Write every line out verbatim and omit the pictures.

-- START Data block --

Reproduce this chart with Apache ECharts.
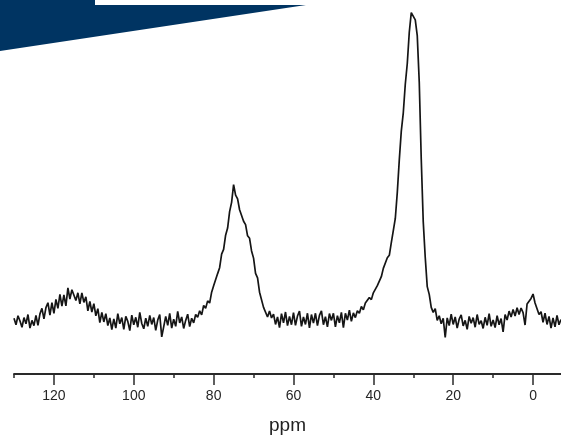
<!DOCTYPE html>
<html>
<head>
<meta charset="utf-8">
<script src="https://cdn.jsdelivr.net/npm/echarts@6/dist/echarts.min.js"></script>
<style>html,body{margin:0;padding:0;background:#fff;}#c{width:561px;height:437px;}</style>
</head>
<body>
<div id="c"></div>
<script>
// Spectrum sampling grid (ppm), from 130 down to -7 ppm in 0.5 ppm steps
const ppmStart = 130;
const ppmStep = 0.5;
// Intensity values (arbitrary units, baseline ~0, main peak ~100)
const intensity = [
  1.2, -0.9, 2.0, 0.3, -1.7, 1.4, -0.6, 2.4, -2.0, 0.5,
  -1.2, 2.1, -1.1, 2.6, 4.4, 1.0, 4.6, 6.2, 2.2, 6.2,
  2.8, 7.3, 4.4, 8.9, 5.1, 8.7, 5.2, 11.0, 7.4, 10.4,
  11.0, 6.9, 9.4, 5.8, 9.4, 6.3, 8.1, 3.6, 6.6, 3.2,
  5.9, 2.0, 4.3, -0.2, 3.1, 0.0, 2.7, -1.2, 1.3, -2.5,
  1.0, -2.0, 2.7, -0.6, 1.4, -2.4, 1.8, 0.2, -2.8, 2.2,
  -0.9, 1.5, -1.7, 3.1, -0.5, -2.2, 1.2, -1.4, 2.1, -0.8,
  1.4, -2.7, 0.6, 2.4, -4.8, -1.5, 1.8, -1.1, 2.8, -2.0,
  0.9, -1.4, 3.4, -0.3, 1.6, -2.1, 0.5, 2.5, -1.5, 1.2,
  -0.3, 2.4, 1.5, 3.6, 2.3, 5.3, 4.4, 6.8, 6.1, 9.6,
  11.7, 12.2, 15.6, 17.5, 21.9, 23.4, 28.0, 30.3, 35.6, 38.6,
  44.3, 40.9, 39.7, 36.2, 35.6, 32.5, 31.4, 27.8, 27.0, 22.9,
  20.6, 15.7, 14.2, 9.6, 9.0, 4.7, 5.2, 1.6, 3.5, 1.3,
  2.5, -0.8, 1.6, -1.8, 2.7, -0.3, 3.2, -1.2, 1.8, -0.9,
  3.0, -1.1, 1.9, 3.5, -1.4, 1.6, -0.8, 2.8, -1.9, 2.4,
  -0.4, 2.8, -1.2, 2.1, 3.6, -0.9, 1.7, -1.6, 2.7, 0.5,
  2.8, -1.6, 2.0, -0.3, 3.1, -1.8, 2.8, 0.6, 3.8, 0.2,
  2.9, 1.4, 3.6, 2.8, 5.0, 3.9, 6.1, 5.7, 7.9, 7.2,
  9.4, 8.8, 11.7, 11.1, 14.6, 17.3, 17.4, 20.7, 21.5, 25.6,
  29.5, 33.4, 41.8, 52.3, 61.6, 67.5, 76.7, 83.4, 93.5, 99.8,
  99.6, 97.5, 92.4, 77.4, 52.5, 32.3, 20.8, 11.4, 8.9, 4.7,
  3.1, 4.3, 0.5, 2.0, -0.6, 1.2, -5.0, 1.3, -1.2, 2.5,
  -0.8, 1.6, -2.0, 0.9, 2.3, -1.3, 0.5, -2.4, 1.8, -0.4,
  1.4, -1.7, 2.4, -0.8, 0.4, -2.1, 1.5, -1.1, 2.7, -1.4,
  0.6, -1.8, 2.0, -0.9, 1.1, -3.2, 2.4, 0.6, 3.5, 1.6,
  4.0, 1.9, 4.6, 2.4, 4.5, 3.0, -1.0, 5.8, 5.3, 7.6,
  9.0, 6.1, 6.0, 2.4, 3.3, -0.1, 2.8, -0.8, 1.8, -2.0,
  1.3, -1.6, 2.1, -0.9, 0.8
];
const majorTicks = [120, 100, 80, 60, 40, 20, 0];
const minorTicks = [130, 110, 90, 70, 50, 30, 10];
const axisName = 'ppm';

const seriesData = intensity.map((v, i) => [ppmStart - i * ppmStep, v]);

const chart = echarts.init(document.getElementById('c'), null, {renderer: 'canvas'});
const axisColor = '#2a2a2a';
chart.setOption({
  animation: false,
  backgroundColor: '#ffffff',
  grid: [{left: 14, right: 0, top: 0, bottom: 63, containLabel: false, outerBoundsMode: 'none'}],
  xAxis: [
    {
      type: 'value', inverse: true, min: -7, max: 130, position: 'bottom',
      splitLine: {show: false},
      axisLine: {show: true, onZero: false, lineStyle: {color: axisColor, width: 1.8}},
      axisTick: {show: true, customValues: majorTicks, length: 11, lineStyle: {color: axisColor, width: 1.5}},
      axisLabel: {show: true, customValues: majorTicks, margin: 15, color: '#262626', fontSize: 14, fontFamily: 'Liberation Sans'},
      name: axisName, nameLocation: 'middle', nameGap: 42,
      nameTextStyle: {color: '#222', fontSize: 19, fontFamily: 'Liberation Sans'}
    },
    {
      type: 'value', inverse: true, min: -7, max: 130, position: 'bottom',
      splitLine: {show: false},
      axisLine: {show: false, onZero: false},
      axisTick: {show: true, customValues: minorTicks, length: 4, lineStyle: {color: axisColor, width: 1.5}},
      axisLabel: {show: false}
    }
  ],
  yAxis: {type: 'value', min: -16.8, max: 103.9, show: false, splitLine: {show: false}},
  graphic: [{
    type: 'polygon',
    shape: {points: [[0, 0], [95, 0], [95, 5], [306, 5], [0, 51]]},
    style: {fill: '#003462'},
    z: 100
  }],
  series: [{
    type: 'line', xAxisIndex: 0, data: seriesData, showSymbol: false, symbol: 'none',
    lineStyle: {color: '#151515', width: 1.7}, sampling: null, smooth: false
  }]
});
</script>
</body>
</html>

-- END Data block --

> **Final result**
Reproduce this chart with Apache ECharts.
<!DOCTYPE html>
<html>
<head>
<meta charset="utf-8">
<script src="https://cdn.jsdelivr.net/npm/echarts@6/dist/echarts.min.js"></script>
<style>html,body{margin:0;padding:0;background:#fff;}#c{width:561px;height:437px;}</style>
</head>
<body>
<div id="c"></div>
<script>
// Spectrum sampling grid (ppm), from 130 down to -7 ppm in 0.5 ppm steps
const ppmStart = 130;
const ppmStep = 0.5;
// Intensity values (arbitrary units, baseline ~0, main peak ~100)
const intensity = [
  1.2, -0.9, 2.0, 0.3, -1.7, 1.4, -0.6, 2.4, -2.0, 0.5,
  -1.2, 2.1, -1.1, 2.6, 4.4, 1.0, 4.6, 6.2, 2.2, 6.2,
  2.8, 7.3, 4.4, 8.9, 5.1, 8.7, 5.2, 11.0, 7.4, 10.4,
  11.0, 6.9, 9.4, 5.8, 9.4, 6.3, 8.1, 3.6, 6.6, 3.2,
  5.9, 2.0, 4.3, -0.2, 3.1, 0.0, 2.7, -1.2, 1.3, -2.5,
  1.0, -2.0, 2.7, -0.6, 1.4, -2.4, 1.8, 0.2, -2.8, 2.2,
  -0.9, 1.5, -1.7, 3.1, -0.5, -2.2, 1.2, -1.4, 2.1, -0.8,
  1.4, -2.7, 0.6, 2.4, -4.8, -1.5, 1.8, -1.1, 2.8, -2.0,
  0.9, -1.4, 3.4, -0.3, 1.6, -2.1, 0.5, 2.5, -1.5, 1.2,
  -0.3, 2.4, 1.5, 3.6, 2.3, 5.3, 4.4, 6.8, 6.1, 9.6,
  11.7, 12.2, 15.6, 17.5, 21.9, 23.4, 28.0, 30.3, 35.6, 38.6,
  44.3, 40.9, 39.7, 36.2, 35.6, 32.5, 31.4, 27.8, 27.0, 22.9,
  20.6, 15.7, 14.2, 9.6, 9.0, 4.7, 5.2, 1.6, 3.5, 1.3,
  2.5, -0.8, 1.6, -1.8, 2.7, -0.3, 3.2, -1.2, 1.8, -0.9,
  3.0, -1.1, 1.9, 3.5, -1.4, 1.6, -0.8, 2.8, -1.9, 2.4,
  -0.4, 2.8, -1.2, 2.1, 3.6, -0.9, 1.7, -1.6, 2.7, 0.5,
  2.8, -1.6, 2.0, -0.3, 3.1, -1.8, 2.8, 0.6, 3.8, 0.2,
  2.9, 1.4, 3.6, 2.8, 5.0, 3.9, 6.1, 5.7, 7.9, 7.2,
  9.4, 8.8, 11.7, 11.1, 14.6, 17.3, 17.4, 20.7, 21.5, 25.6,
  29.5, 33.4, 41.8, 52.3, 61.6, 67.5, 76.7, 83.4, 93.5, 99.8,
  99.6, 97.5, 92.4, 77.4, 52.5, 32.3, 20.8, 11.4, 8.9, 4.7,
  3.1, 4.3, 0.5, 2.0, -0.6, 1.2, -5.0, 1.3, -1.2, 2.5,
  -0.8, 1.6, -2.0, 0.9, 2.3, -1.3, 0.5, -2.4, 1.8, -0.4,
  1.4, -1.7, 2.4, -0.8, 0.4, -2.1, 1.5, -1.1, 2.7, -1.4,
  0.6, -1.8, 2.0, -0.9, 1.1, -3.2, 2.4, 0.6, 3.5, 1.6,
  4.0, 1.9, 4.6, 2.4, 4.5, 3.0, -1.0, 5.8, 5.3, 7.6,
  9.0, 6.1, 6.0, 2.4, 3.3, -0.1, 2.8, -0.8, 1.8, -2.0,
  1.3, -1.6, 2.1, -0.9, 0.8
];
const majorTicks = [120, 100, 80, 60, 40, 20, 0];
const minorTicks = [130, 110, 90, 70, 50, 30, 10];
const axisName = 'ppm';

const seriesData = intensity.map((v, i) => [ppmStart - i * ppmStep, v]);

const chart = echarts.init(document.getElementById('c'), null, {renderer: 'canvas'});
const axisColor = '#2a2a2a';
chart.setOption({
  animation: false,
  backgroundColor: '#ffffff',
  grid: [{left: 14, right: 0, top: 0, bottom: 63, containLabel: false, outerBoundsMode: 'none'}],
  xAxis: [
    {
      type: 'value', inverse: true, min: -7, max: 130, position: 'bottom',
      splitLine: {show: false},
      axisLine: {show: true, onZero: false, lineStyle: {color: axisColor, width: 1.8}},
      axisTick: {show: true, customValues: majorTicks, length: 11, lineStyle: {color: axisColor, width: 1.5}},
      axisLabel: {show: true, customValues: majorTicks, margin: 15, color: '#262626', fontSize: 14, fontFamily: 'Liberation Sans'},
      name: axisName, nameLocation: 'middle', nameGap: 42,
      nameTextStyle: {color: '#222', fontSize: 19, fontFamily: 'Liberation Sans'}
    },
    {
      type: 'value', inverse: true, min: -7, max: 130, position: 'bottom',
      splitLine: {show: false},
      axisLine: {show: false, onZero: false},
      axisTick: {show: true, customValues: minorTicks, length: 4, lineStyle: {color: axisColor, width: 1.5}},
      axisLabel: {show: false}
    }
  ],
  yAxis: {type: 'value', min: -16.8, max: 103.9, show: false, splitLine: {show: false}},
  graphic: [{
    type: 'polygon',
    shape: {points: [[0, 0], [95, 0], [95, 5], [306, 5], [0, 51]]},
    style: {fill: '#003462'},
    z: 100
  }],
  series: [{
    type: 'line', xAxisIndex: 0, data: seriesData, showSymbol: false, symbol: 'none',
    lineStyle: {color: '#151515', width: 1.7}, sampling: null, smooth: false
  }]
});
</script>
</body>
</html>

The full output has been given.